Can you explain what type of work you intend doing? If your workshop celebrates the past, learning Imperial and leaving the lathe alone may be the right answer! It’s because many model steam locos are built from traditional Imperial plans and converting them to metric is error prone hard work; easier to do the job the old-fashioned way! Likewise, repairing and restoring legacy machinery is easier with Imperial tooling. Otherwise living in North America favours Imperial, though it’s fading there too.
I do experimental work, where the Imperial system is a hissing and an abomination. As supporting metric in my workshop is a priority, I wouldn’t buy an Imperial Myford, because I would have to waste time and money converting it.
In practice, metric lathes can do most imperial work, and vice-versa. Just slowly! When cutting to length or diameter, do the maths (1″ is 25.4mm”), or ignore the dials and measure with a caliper or micrometer. Best of all, a DRO measures accurately in both systems and reduces the risk of backlash errors.
The main exception is screw-cutting, which, again depending on the work, may not matter much. It’s because small-threads are almost invariably cut on the lathe with taps and dies, not with a single-point tool or insert. When taps and dies are used, they impose their system, and the lathe’s lead-screw, gearbox, or change-gears are irrelevant. Single-point screw-cutting is wheeled out for threading large diameter, maybe once in a blue moon. A threading gearbox saves time, but they only pay if a lot of different threads have to be cut quickly. Could be a gear-cutting gearbox is an expensive accessory, another complicated part to go wrong, when change-gears might do most jobs just as well. So Graham, what threads do you expect to cut? If the answer is lots of different metric, have a look at Myford’s website, search for conversion kit, and then ring them for advice. If the answer is occasional threading, ask here about 63 and 127 toothed gears.
How much of a PITA doing metric work on an imperial lathe is, or vice versa, depends on volume and complexity. The pain is anything between barely noticeable and unacceptable.
Not unusual for beginners to be unclear about what they intend doing! I was. Model Engineering is a broad-church, everything from tiny watchmaking to full-size repair. My advice to Graham is to put his metric worry on the back burner for the time being, and start by learning to drive the lathe. Does it work properly? Problem with second-hand is condition; is Graham’s machine ‘as-new’, or is it badly worn, with damaged or missing parts? Best way to find out it to use it – nothing identifies problems faster than cutting metal. Doesn’t matter at this stage if the lathe is imperial or metric – they cut in exactly the same way. Learning to drive a lathe requires the owner to select a few projects, and what he chooses often points to the future. Spend six months learning, and then decide about converting the lathe.
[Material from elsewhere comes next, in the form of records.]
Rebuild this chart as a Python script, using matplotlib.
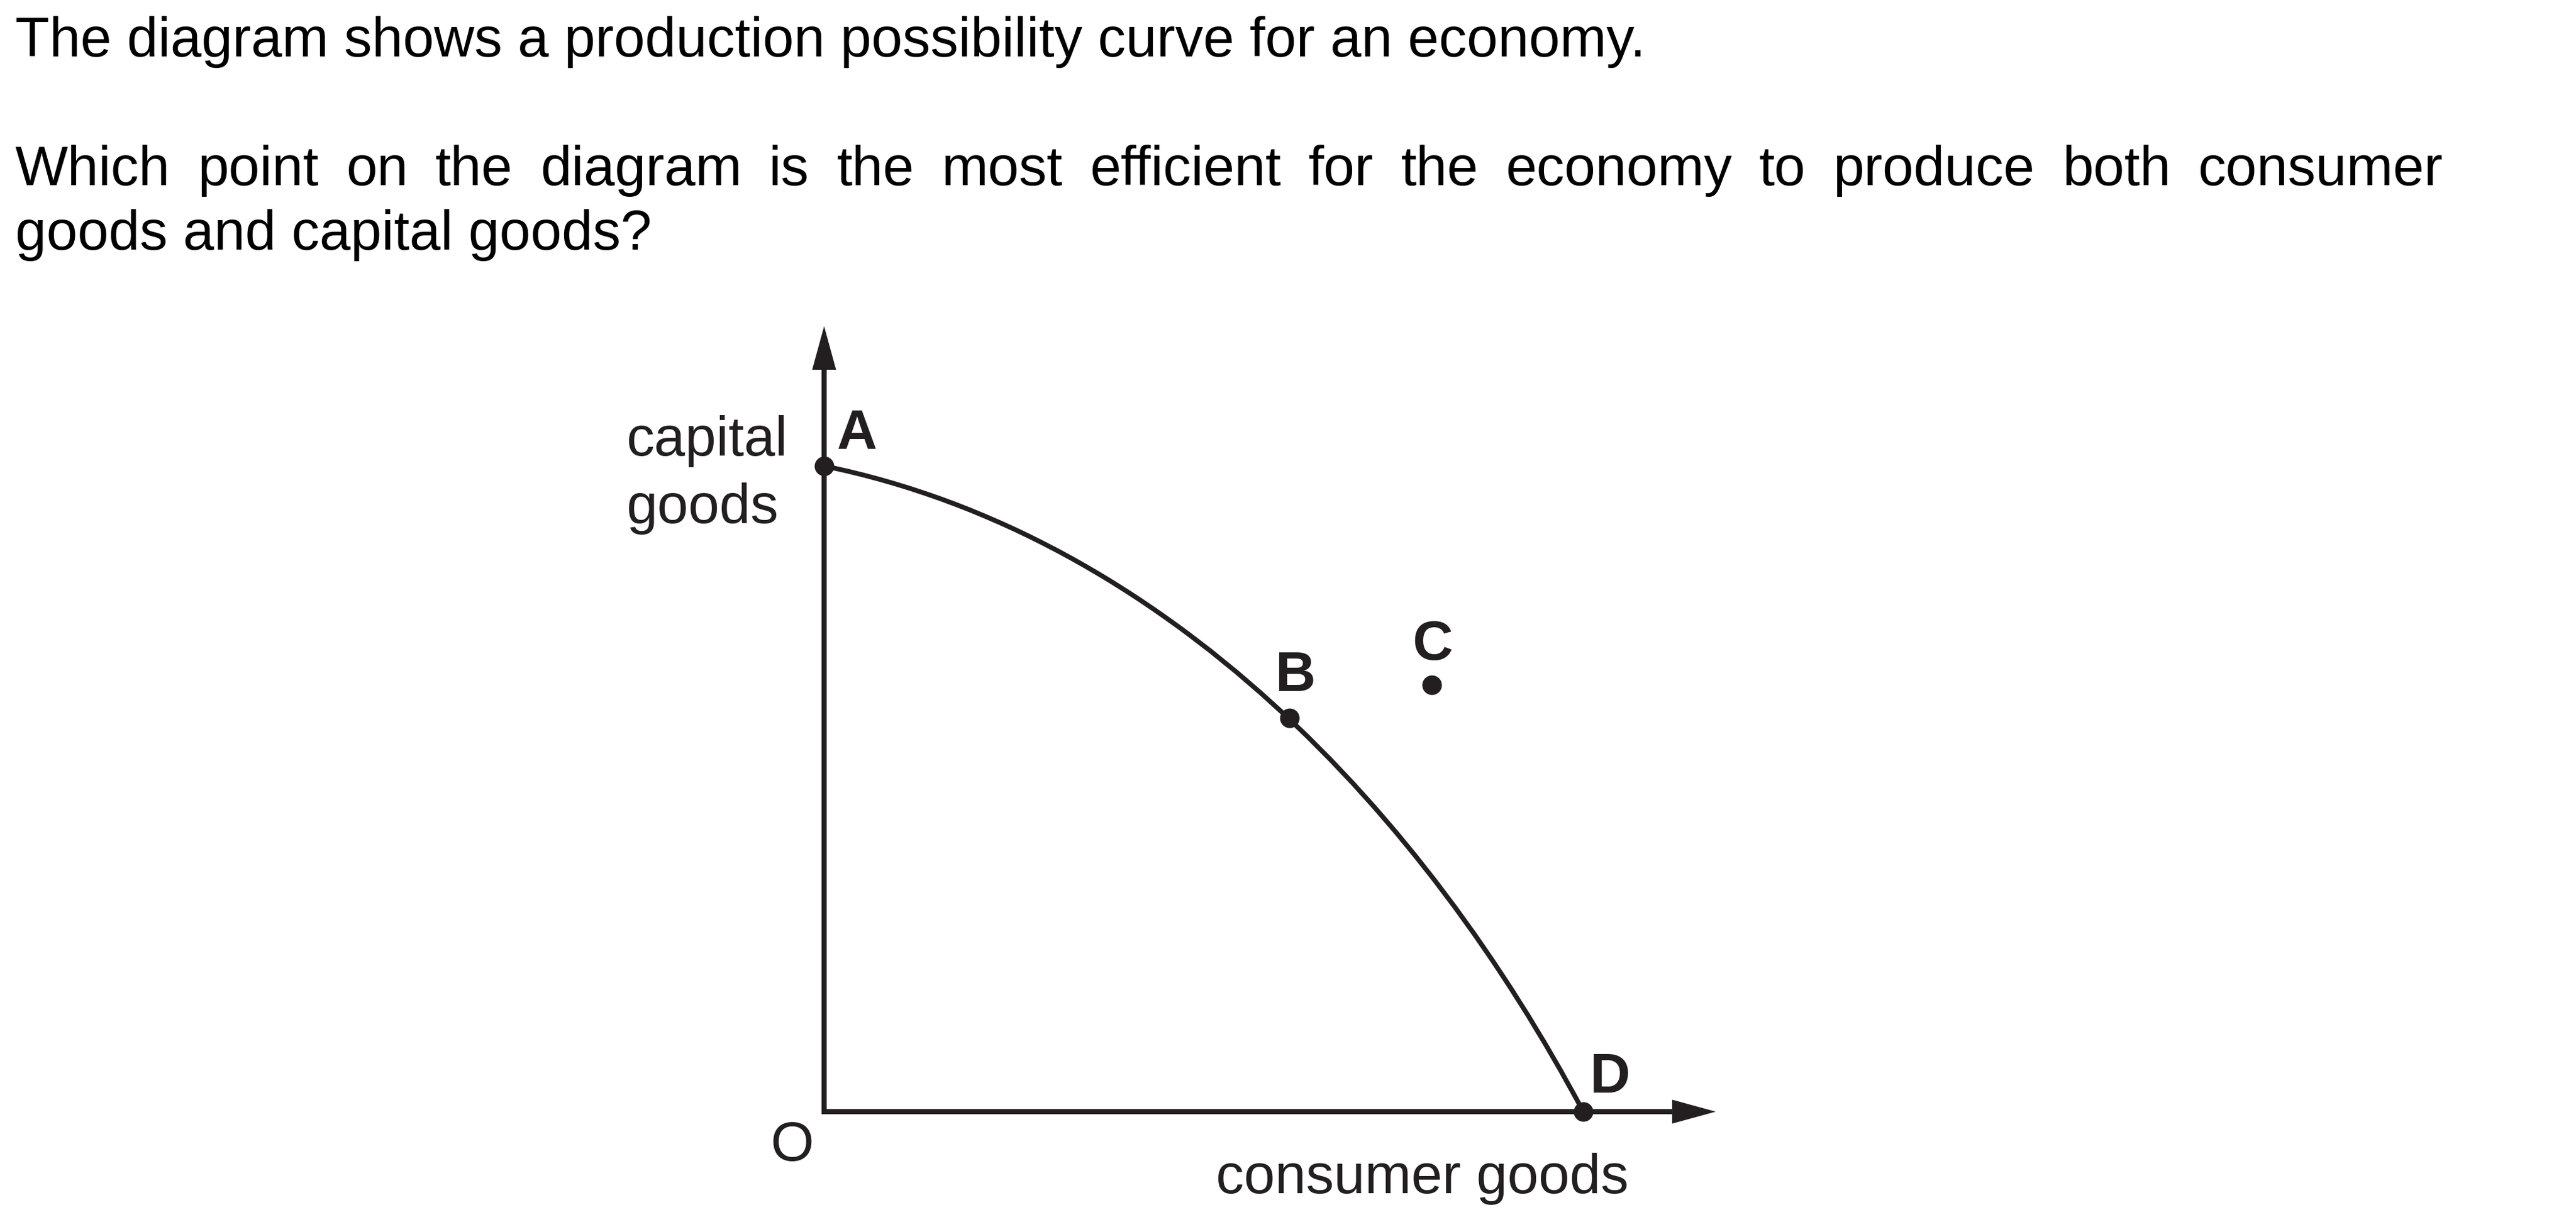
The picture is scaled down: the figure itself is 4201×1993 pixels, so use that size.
import matplotlib
matplotlib.use("Agg")
import matplotlib.pyplot as plt
import numpy as np
from matplotlib.path import Path
from matplotlib.patches import PathPatch, Polygon

# ---------------- data ----------------
header_line1 = "The diagram shows a production possibility curve for an economy."
header_line2 = "Which point on the diagram is the most efficient for the economy to produce both consumer"
header_line3 = "goods and capital goods?"

x_label = "consumer goods"
y_label_lines = ["capital", "goods"]
origin_label = "O"

# production possibility curve (consumer goods, capital goods)
ppc_consumer = [0, 1.29, 7.75, 15.83, 23.91, 31.99, 36.83, 44.91, 52.99, 61.31, 65.35,
                73.18, 81.26, 89.34, 92.33, 97.42, 100]
ppc_capital = [100, 99.72, 97.91, 94.97, 90.98, 85.94, 82.72, 76.26, 68.95, 60.97, 56.60,
               46.63, 34.57, 20.80, 15.19, 5.22, 0]

point_names = ["A", "B", "C", "D"]
point_consumer = [0, 61.31, 80.05, 100]
point_capital = [100, 60.97, 66.1, 0]

cons_axis_max = 117.45
cap_axis_max = 121.65

# ---------------- style ----------------
W, H = 4201, 1993
DPI = 100
FS = 65.5
INK = "#231f20"
FONT = "Liberation Sans"
plt.rcParams["font.family"] = [FONT, "DejaVu Sans"]

fig = plt.figure(figsize=(W / DPI, H / DPI), dpi=DPI)
fig.patch.set_facecolor("white")
ax = fig.add_axes([0, 0, 1, 1])
ax.set_xlim(-108.56, 230.77)
ax.set_ylim(-17.09, 172.17)
ax.axis("off")

px_x = 12.38   # pixels per consumer unit
px_y = 10.53   # pixels per capital unit

# axes lines
head_len = 71
head_half = 19.5
ybase = cap_axis_max - head_len / px_y
xbase = cons_axis_max - head_len / px_x
ax.plot([0, 0, xbase], [ybase, 0, 0], color=INK, lw=6.1,
        solid_joinstyle="miter", solid_capstyle="butt", zorder=2)
ax.add_patch(Polygon([(0, cap_axis_max), (-head_half / px_x, ybase), (head_half / px_x, ybase)],
                     closed=True, facecolor=INK, edgecolor="none", zorder=3))
ax.add_patch(Polygon([(cons_axis_max, 0), (xbase, -head_half / px_y), (xbase, head_half / px_y)],
                     closed=True, facecolor=INK, edgecolor="none", zorder=3))

# smooth rendering of the curve: least-squares cubic Bezier through the read points
Q = np.column_stack([np.array(ppc_consumer) * px_x, np.array(ppc_capital) * px_y])
P0, P3 = Q[0], Q[-1]
d = np.r_[0, np.cumsum(np.hypot(*np.diff(Q, axis=0).T))]
t = d / d[-1]
for _ in range(60):
    b0 = (1 - t) ** 3
    b1 = 3 * (1 - t) ** 2 * t
    b2 = 3 * (1 - t) * t ** 2
    b3 = t ** 3
    R = Q - np.outer(b0, P0) - np.outer(b3, P3)
    C, *_ = np.linalg.lstsq(np.column_stack([b1, b2]), R, rcond=None)
    P1, P2 = C
    B = np.outer(b0, P0) + np.outer(b1, P1) + np.outer(b2, P2) + np.outer(b3, P3)
    dB = (np.outer(3 * (1 - t) ** 2, P1 - P0) + np.outer(6 * (1 - t) * t, P2 - P1)
          + np.outer(3 * t ** 2, P3 - P2))
    ddB = np.outer(6 * (1 - t), P2 - 2 * P1 + P0) + np.outer(6 * t, P3 - 2 * P2 + P1)
    num = np.sum((B - Q) * dB, axis=1)
    den = np.sum(dB * dB + (B - Q) * ddB, axis=1)
    t = np.clip(t - num / den, 0, 1)
    t[0], t[-1] = 0.0, 1.0
ctrl = [P0, P1, P2, P3]
verts = [(p[0] / px_x, p[1] / px_y) for p in ctrl]
codes = [Path.MOVETO, Path.CURVE4, Path.CURVE4, Path.CURVE4]
ax.add_patch(PathPatch(Path(verts, codes), facecolor="none", edgecolor=INK, lw=5.6,
                       capstyle="butt", zorder=2))

# points
ax.plot(point_consumer, point_capital, "o", color=INK, ms=23, mew=0, zorder=4)

# point labels (offsets in pixels)
label_offsets = {"A": (21, 28), "B": (-23, 44), "C": (-32, 41), "D": (11, 31)}
for name, cx, cy in zip(point_names, point_consumer, point_capital):
    dx, dy = label_offsets[name]
    ax.annotate(name, xy=(cx, cy), xytext=(dx, dy), textcoords="offset pixels",
                ha="left", va="baseline", fontsize=FS, fontweight="bold", color=INK,
                family=FONT)

def fx(px):
    return px / W

def fy(py):
    return 1 - py / H

# axis labels
fig.text(fx(1021), fy(743), y_label_lines[0], ha="left", va="baseline", fontsize=FS, color=INK)
fig.text(fx(1021), fy(853), y_label_lines[1], ha="left", va="baseline", fontsize=FS, color=INK)
fig.text(fx(1983), fy(1946), x_label, ha="left", va="baseline", fontsize=FS, color=INK)
fig.text(fx(1257), fy(1893), origin_label, ha="left", va="baseline", fontsize=FS, color=INK)

# header text
LEFT = 25
fig.text(fx(LEFT), fy(92), header_line1, ha="left", va="baseline", fontsize=FS, color="black")
fig.text(fx(LEFT), fy(407), header_line3, ha="left", va="baseline", fontsize=FS, color="black")

# justified line 2
renderer = fig.canvas.get_renderer()
words = header_line2.split()
objs = [fig.text(0, fy(302), w, ha="left", va="baseline", fontsize=FS, color="black") for w in words]
widths = [o.get_window_extent(renderer=renderer).width for o in objs]
RIGHT = 3984
gap = (RIGHT - LEFT - sum(widths)) / (len(words) - 1)
xpos = LEFT
for o, w in zip(objs, widths):
    o.set_x(fx(xpos))
    xpos += w + gap

fig.savefig("out.png", dpi=DPI, facecolor="white")
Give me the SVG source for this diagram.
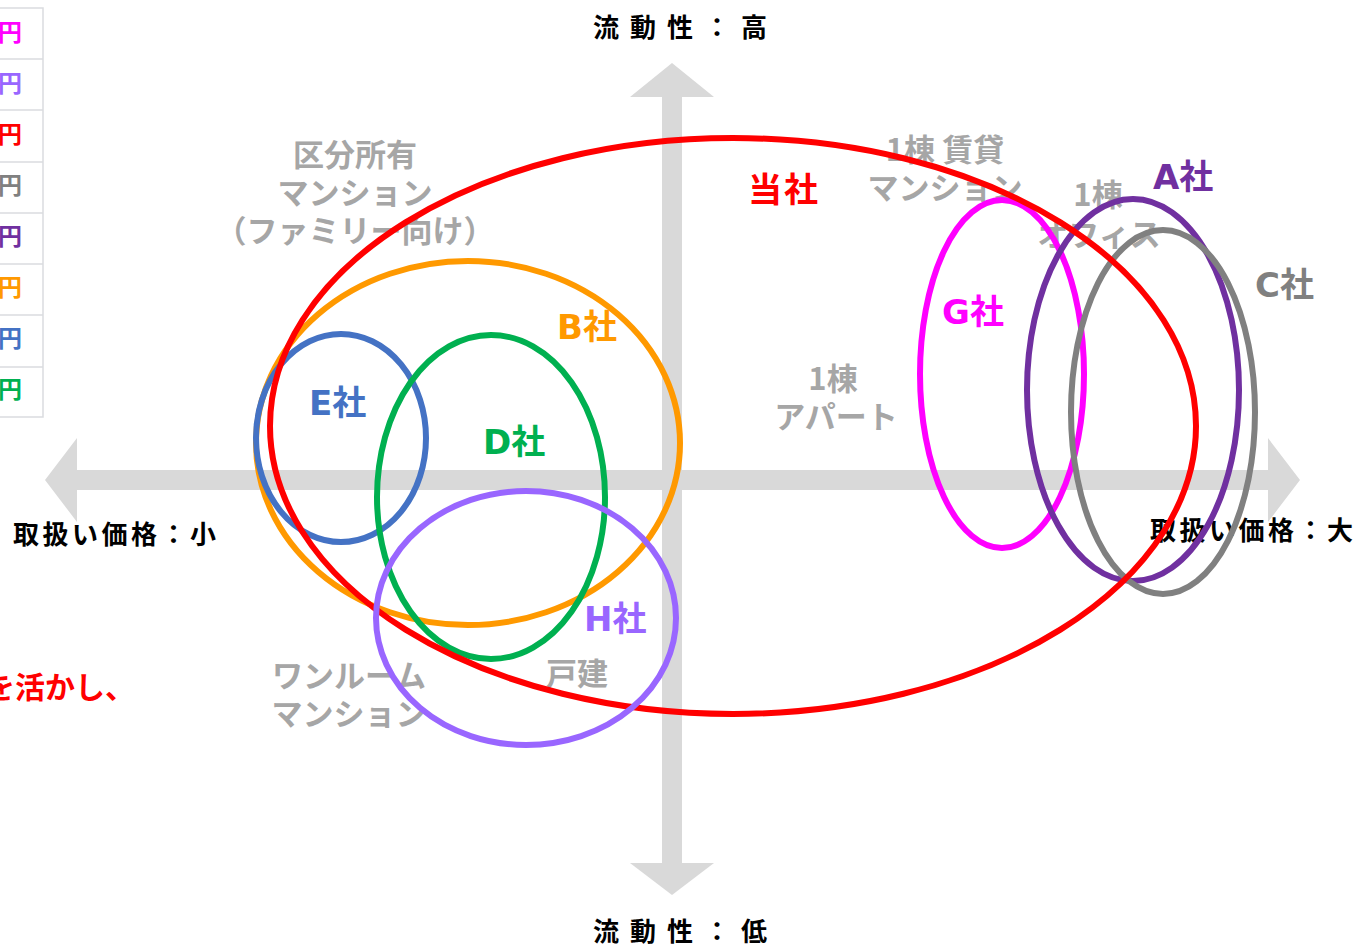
<svg xmlns="http://www.w3.org/2000/svg" width="1359" height="946" viewBox="0 0 1359 946">
<style>
text{font-family:"Noto Sans CJK JP","Noto Sans",sans-serif;font-weight:bold}
.ax{fill:#d9d9d9}
.axl{font-size:26px;fill:#000}
.cat{font-size:31px;fill:#a6a6a6;text-anchor:middle}
.co{font-size:34px;font-family:"DejaVu Sans","Noto Sans CJK JP",sans-serif}
.el{fill:none;stroke-width:6}
.tb{fill:none;stroke:#dadce0;stroke-width:1.5}
.yen{font-size:24px;text-anchor:end}
</style>
<rect width="1359" height="946" fill="#fff"/>
<g id="table">
<path class="tb" d="M0 8H43V417H0M0 59H43M0 110H43M0 162H43M0 213H43M0 264H43M0 315H43M0 367H43"/>
<text class="yen" x="22" y="41" fill="#ff00ff">円</text>
<text class="yen" x="22" y="92" fill="#9966ff">円</text>
<text class="yen" x="22" y="143" fill="#ff0000">円</text>
<text class="yen" x="22" y="194" fill="#808080">円</text>
<text class="yen" x="22" y="245" fill="#7030a0">円</text>
<text class="yen" x="22" y="296" fill="#ff9900">円</text>
<text class="yen" x="22" y="347" fill="#4472c4">円</text>
<text class="yen" x="22" y="398" fill="#00b050">円</text>
</g>
<text id="note" x="-15" y="698" font-size="30" fill="#ff0000">を活かし、</text>
<g id="axes">
<polygon class="ax" points="45,480 77,438 77,470 1268,470 1268,438 1300,480 1268,522 1268,490 77,490 77,522"/>
<polygon class="ax" points="672,63 714,97 682,97 682,863 714,863 672,895 630,863 662,863 662,97 630,97"/>
</g>
<g id="axis-labels">
<text class="axl" x="593" y="37" letter-spacing="11">流動性：高</text>
<text class="axl" x="593" y="941" letter-spacing="11">流動性：低</text>
<text class="axl" x="13" y="544" letter-spacing="3.5">取扱い価格：小</text>
<text class="axl" x="1150" y="540" letter-spacing="3.5">取扱い価格：大</text>
</g>
<g id="categories">
<text class="cat" x="355" y="166">区分所有</text>
<text class="cat" x="355" y="204">マンション</text>
<text class="cat" x="355" y="242">（ファミリー向け）</text>
<text class="cat" x="945" y="161">1棟 賃貸</text>
<text class="cat" x="945" y="199">マンション</text>
<text class="cat" x="1098" y="206">1棟</text>
<text class="cat" x="1099" y="246">オフィス</text>
<text class="cat" x="833" y="390">1棟</text>
<text class="cat" x="836" y="428">アパート</text>
<text class="cat" x="349" y="687">ワンルーム</text>
<text class="cat" x="349" y="725">マンション</text>
<text class="cat" x="577" y="685">戸建</text>
</g>
<g id="ellipses">
<ellipse id="B" class="el" cx="468" cy="443" rx="212" ry="182" stroke="#ff9900"/>
<ellipse id="E" class="el" cx="341" cy="438" rx="85" ry="104" stroke="#4472c4"/>
<ellipse id="D" class="el" cx="491" cy="497" rx="114" ry="162" stroke="#00b050"/>
<ellipse id="G" class="el" cx="1002" cy="374" rx="82" ry="174" stroke="#ff00ff"/>
<ellipse id="A" class="el" cx="1133" cy="390" rx="106" ry="191" stroke="#7030a0"/>
<ellipse id="C" class="el" cx="1163" cy="412" rx="92" ry="182" stroke="#808080"/>
<ellipse id="self" class="el" cx="733" cy="426" rx="463" ry="288" stroke="#ff0000"/>
<ellipse id="H" class="el" cx="526" cy="618" rx="150" ry="127" stroke="#9966ff"/>
</g>
<g id="companies">
<text class="co" x="748" y="202" fill="#ff0000" letter-spacing="2">当社</text>
<text class="co" x="1153" y="189" fill="#7030a0">A社</text>
<text class="co" x="1255" y="297" fill="#808080">C社</text>
<text class="co" x="942" y="324" fill="#ff00ff">G社</text>
<text class="co" x="557" y="339" fill="#ff9900">B社</text>
<text class="co" x="309" y="415" fill="#4472c4">E社</text>
<text class="co" x="483" y="454" fill="#00b050">D社</text>
<text class="co" x="584" y="631" fill="#9966ff">H社</text>
</g>
</svg>
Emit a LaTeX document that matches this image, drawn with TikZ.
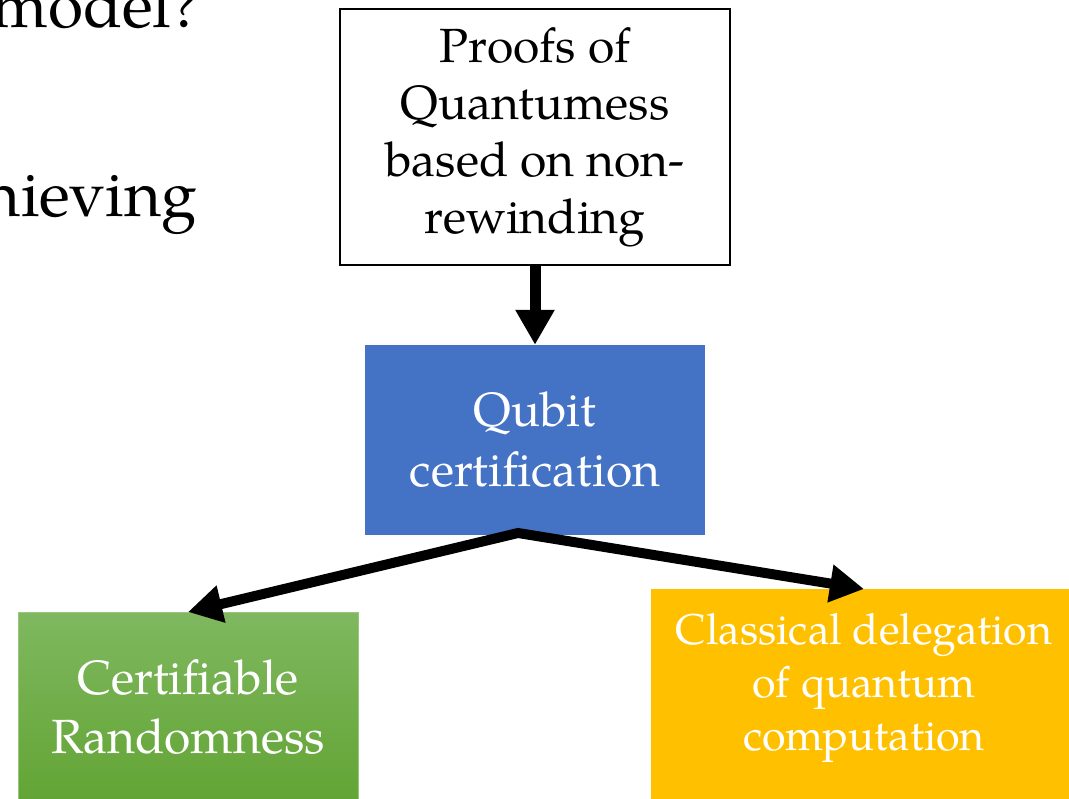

Other newcomers might learn a lesson from this. Although Myford’s have a well-deserved reputation that doesn’t mean a particular model will meet your needs! Many older British lathes were made at a time when great-grandad failed to comprehend the world was going metric. They were wrong. Imperial is slowly disappearing, for example I don’t believe fractional inch steel plate, once a standard stock item, is made anywhere now. In 2024, metric dominates, making it likely that a newcomer to the hobby might accidentally buy an awkward to them Imperial only lathe. Far Eastern and later British lathes do better; lathe designs after about 1955 tend to major in one system, whilst also providing reasonable support for the other. My metric WM280 happily cuts 21 Imperial threads.